Weighing the options usually consists of putting that heavy gut feeling or instinct down while you try to juggle lighter and better options of comfort.

We usually go through these options because we want to appease others’ feelings at the expense of our own.

For example, some of my friends do not want to send “risky” text messages to someone because it will expose their vulnerability and it is hard to express feelings.

This also might be because the “risk” could include rejection, but sometimes you just have to take a chance, run toward the cliff, jump and get hurt sooner rather than later.

The sooner you put on the bandage, the sooner you will be able to rip it off for that last sensation of pain.

Your skin will have a newly healed armor that gets you ready for the next text, and this time you will be shielded from potential harm.

But sometimes, being up front and honest does not have to end with a painful cliff dive. Instead, it can end in flying, because being  at that point led to an understanding or mutual feeling.

We fear the cliff because we fear the pain, even if it shapes us and helps us grow. Instead of looking at it like a hazard, we should look at it like an obstacle to get through.

Rather than being afraid of making mistakes or being wrong, we should embrace the chance to learn something new and to take the constructive criticism.

People might call me an enabler for telling them to send the text message, to be petty or to “overshare” their feelings, but I think everyone should be an ally for themselves.

We do not always need validation from someone else before we do something; sometimes we are just right the first time in our decision-making.

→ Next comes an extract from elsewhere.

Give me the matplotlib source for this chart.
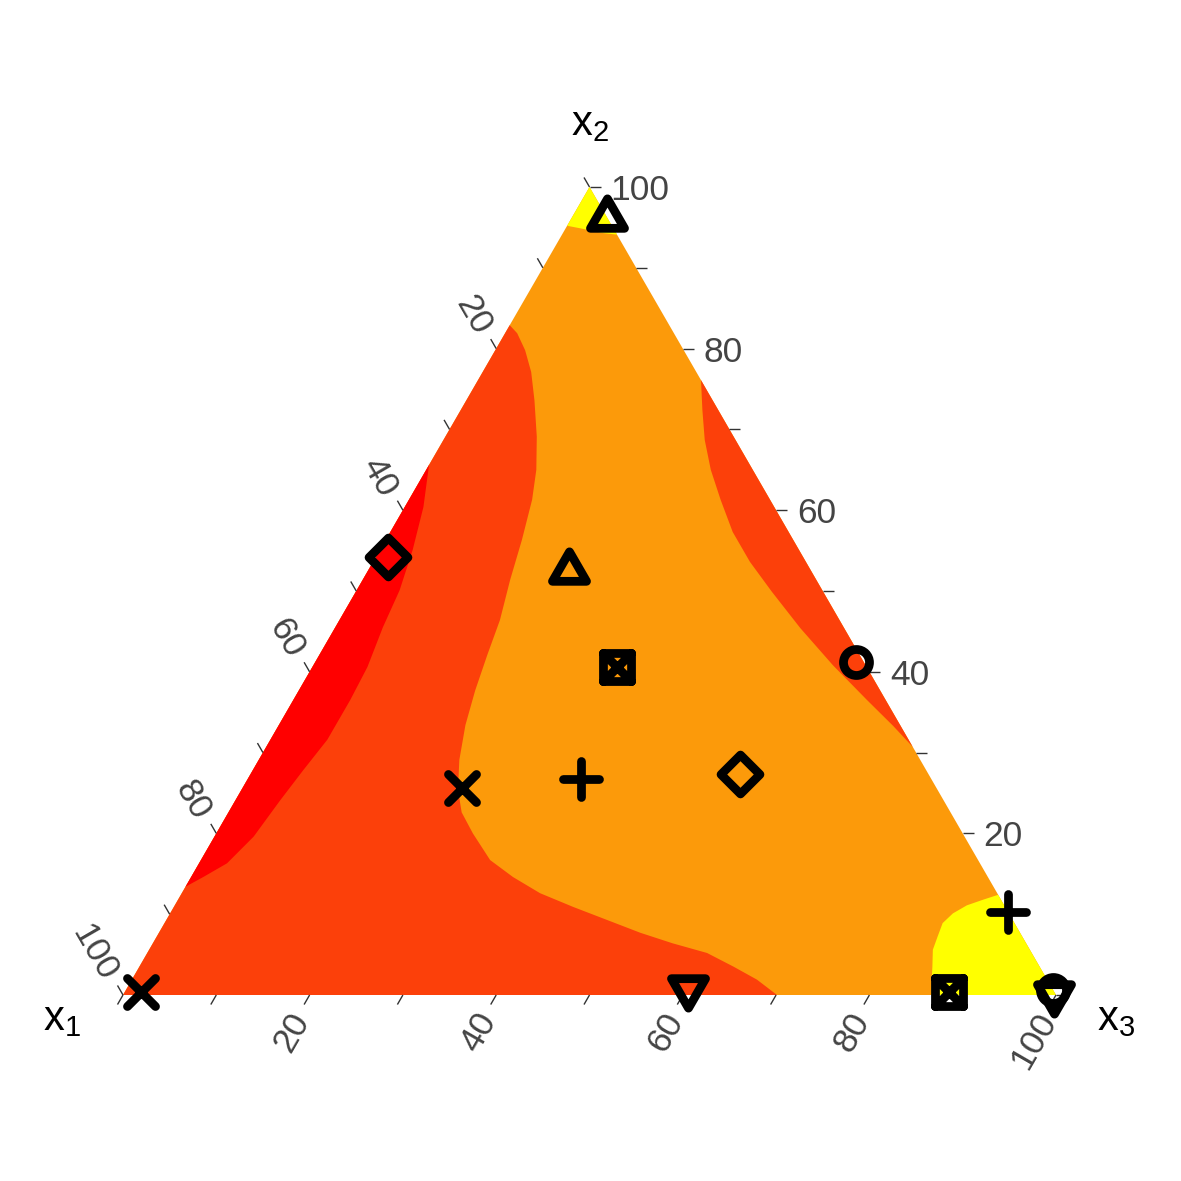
import numpy as np
import matplotlib
matplotlib.use("Agg")
import matplotlib.pyplot as plt
from matplotlib.path import Path
from matplotlib.markers import MarkerStyle

plt.rcParams["font.family"] = ["Liberation Sans", "DejaVu Sans"]
plt.rcParams["mathtext.fontset"] = "custom"
plt.rcParams["mathtext.rm"] = "Liberation Sans"
plt.rcParams["mathtext.it"] = "Liberation Sans"

# ---- points, compositions in percent (x1, x2, x3) ----
pt_x1 = [0.8, 0.0, 0.0, 26.0, 37.6, 0.0, 97.9, 50.9, 44.5, 20.2, 39.0, 0.2, 26.8, 11.3]
pt_x2 = [41.2, 0.6, 96.2, 52.5, 26.7, 10.3, 0.4, 25.6, 54.2, 27.4, 0.9, 0.1, 40.6, 0.4]
pt_x3 = [58.0, 99.4, 3.8, 21.5, 35.7, 89.7, 1.7, 23.5, 1.3, 52.4, 60.1, 99.7, 32.6, 88.3]
pt_pch = [1, 1, 2, 2, 3, 3, 4, 4, 5, 5, 6, 6, 7, 7]

# ---- contour band boundaries, read as (x2, x3) in percent ----
# red strip along the x1-x2 edge
red_x2 = [65.6, 60.4, 55.1, 50.1, 45.5, 40.6, 36.5, 31.6, 27.8, 24.1, 19.6, 16.3, 14.6, 13.4]
red_x3 = [0.0, 2.0, 3.5, 4.6, 5.1, 5.9, 6.1, 6.1, 5.4, 4.8, 4.2, 3.0, 1.3, 0.0]

# orange-red band around the x1 corner
ored_x2 = [82.9, 81.9, 79.8, 77.1, 73.6, 69.1, 65.0, 61.3, 56.3, 51.4, 46.4, 42.1, 37.7, 33.4,
           29.1, 25.4, 22.6, 20.0, 16.7, 14.6, 12.6, 10.9, 9.3, 7.7, 6.4, 5.2, 3.5, 1.9, 0.0]
ored_x3 = [0.0, 1.3, 3.2, 5.2, 7.3, 9.8, 11.8, 13.2, 14.6, 15.8, 17.2, 18.0, 18.9, 20.0,
           21.5, 23.2, 25.0, 27.5, 31.0, 34.5, 38.4, 42.8, 47.2, 51.6, 55.7, 60.0, 63.7, 67.0, 70.1]

# orange-red band along the x2-x3 edge
ored2_x2 = [76.1, 72.4, 68.7, 65.0, 61.3, 57.3, 53.6, 49.9, 45.4, 40.8, 36.5, 33.3, 30.7]
ored2_x3 = [23.9, 25.9, 28.0, 30.5, 33.4, 36.7, 40.4, 44.6, 49.9, 55.7, 61.5, 65.9, 69.3]

# yellow caps at the x2 and x3 corners
ytop_x2 = [95.2, 94.9, 94.3, 94.1]
ytop_x3 = [0.0, 1.5, 4.3, 5.9]
ybr_x2 = [12.4, 11.8, 11.1, 10.1, 8.9, 7.2, 5.6, 3.5, 0.0]
ybr_x3 = [87.6, 86.3, 84.9, 83.9, 83.4, 83.7, 84.0, 85.0, 86.6]

band_colors = ["#FF0000", "#FC400A", "#FC9A0A", "#FFFF00"]

tick_values = list(range(0, 101, 10))
label_values = [20, 40, 60, 80, 100]

SQ3 = np.sqrt(3) / 2
PX = 1 / 933.0  # one pixel in data units


def to_xy(x1, x2, x3):
    x1, x2, x3 = (np.asarray(v, dtype=float) for v in (x1, x2, x3))
    s = x1 + x2 + x3
    return (x3 + x2 / 2) / s, x2 * SQ3 / s


def band(ax, x2s, x3s, color, corner=None):
    x2s = list(x2s)
    x3s = list(x3s)
    if corner is not None:
        x2s.append(corner[0])
        x3s.append(corner[1])
    x1s = [100 - a - b for a, b in zip(x2s, x3s)]
    x, y = to_xy(x1s, x2s, x3s)
    ax.fill(x, y, color=color, lw=0, zorder=1)


def pch_marker(pch):
    M, L, C = Path.MOVETO, Path.LINETO, Path.CLOSEPOLY
    h = np.sqrt(3) / 2
    if pch == 1:
        p = Path.unit_circle()
    elif pch == 2:
        p = Path([(0, 1), (h, -0.5), (-h, -0.5), (0, 1)], [M, L, L, C])
    elif pch == 6:
        p = Path([(0, -1), (h, 0.5), (-h, 0.5), (0, -1)], [M, L, L, C])
    elif pch == 3:
        p = Path([(-1, 0), (1, 0), (0, -1), (0, 1)], [M, L, M, L])
    elif pch == 4:
        p = Path([(-1, -1), (1, 1), (-1, 1), (1, -1)], [M, L, M, L])
    elif pch == 5:
        p = Path([(0, 1), (1, 0), (0, -1), (-1, 0), (0, 1)], [M, L, L, L, C])
    else:
        p = Path([(-1, -1), (1, -1), (1, 1), (-1, 1), (-1, -1),
                  (-1, -1), (1, 1), (-1, 1), (1, -1)],
                 [M, L, L, L, C, M, L, M, L])
    return MarkerStyle(p, joinstyle="round", capstyle="round")


pch_size = {1: 18.7, 2: 28.3, 3: 26.6, 4: 20.2, 5: 28.0, 6: 28.3, 7: 20.2}

fig = plt.figure(figsize=(11.81, 11.81), dpi=100)
ax = fig.add_axes([0, 0, 1, 1])
ax.set_xlim(-123 * PX, 1058 * PX)
ax.set_ylim(-186 * PX, 995 * PX)
ax.axis("off")

# filled contour bands
band(ax, [0, 100, 0], [0, 0, 100], band_colors[2])
band(ax, ored_x2, ored_x3, band_colors[1], corner=(0, 0))
band(ax, red_x2, red_x3, band_colors[0])
band(ax, ored2_x2, ored2_x3, band_colors[1])
band(ax, ytop_x2, ytop_x3, band_colors[3], corner=(100, 0))
band(ax, ybr_x2, ybr_x3, band_colors[3], corner=(0, 100))

# axis ticks and labels
tick_len = 11 * PX
lab_off = 21 * PX
axes_spec = [
    # edge point for value v, outward direction, rotation, ha
    (lambda v: to_xy(v, 100 - v, 0), (-0.5, SQ3), -60, "right"),
    (lambda v: to_xy(100 - v, 0, v), (-0.5, -SQ3), 60, "right"),
    (lambda v: to_xy(0, v, 100 - v), (1.0, 0.0), 0, "left"),
]
for edge_pt, (dx, dy), rot, ha in axes_spec:
    for v in tick_values:
        x0, y0 = edge_pt(v)
        ax.plot([x0, x0 + dx * tick_len], [y0, y0 + dy * tick_len],
                color="#333333", lw=1.0, zorder=2, solid_capstyle="butt")
    for v in label_values:
        x0, y0 = edge_pt(v)
        ax.text(x0 + dx * lab_off, y0 + dy * lab_off, str(v), fontsize=25.5,
                color="#444444", rotation=rot, rotation_mode="anchor",
                ha=ha, va="center_baseline", zorder=4)

# corner labels
ax.text(-61.5 * PX, -35 * PX, r"$\mathregular{x_1}$", fontsize=30,
        ha="center", va="baseline", color="black")
ax.text(0.5, SQ3 + 52 * PX, r"$\mathregular{x_2}$", fontsize=30,
        ha="center", va="baseline", color="black")
ax.text(1 + 60.5 * PX, -35 * PX, r"$\mathregular{x_3}$", fontsize=30,
        ha="center", va="baseline", color="black")

# points
px, py = to_xy(pt_x1, pt_x2, pt_x3)
for x, y, pch in zip(px, py, pt_pch):
    ax.plot([x], [y], linestyle="none", marker=pch_marker(pch),
            markersize=pch_size[pch], markerfacecolor="none",
            markeredgecolor="black", markeredgewidth=6.3, zorder=3,
            clip_on=False)

fig.savefig("out.png", dpi=100)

Usually our gut is looking out for us, and even if our choices lead to rejection, the worst thing someone can tell you is no and that is OK. There are other options.

Even though I believe in “enabling” within reason, I still think people should make decisions constructively and safely. Do not actually jump off of a cliff to achieve personal growth. You will probably just break a few bones.

Although sharing your personal truth can be uncomfortable and fill the room with a thick tension, it is better to get it out than to hold it in.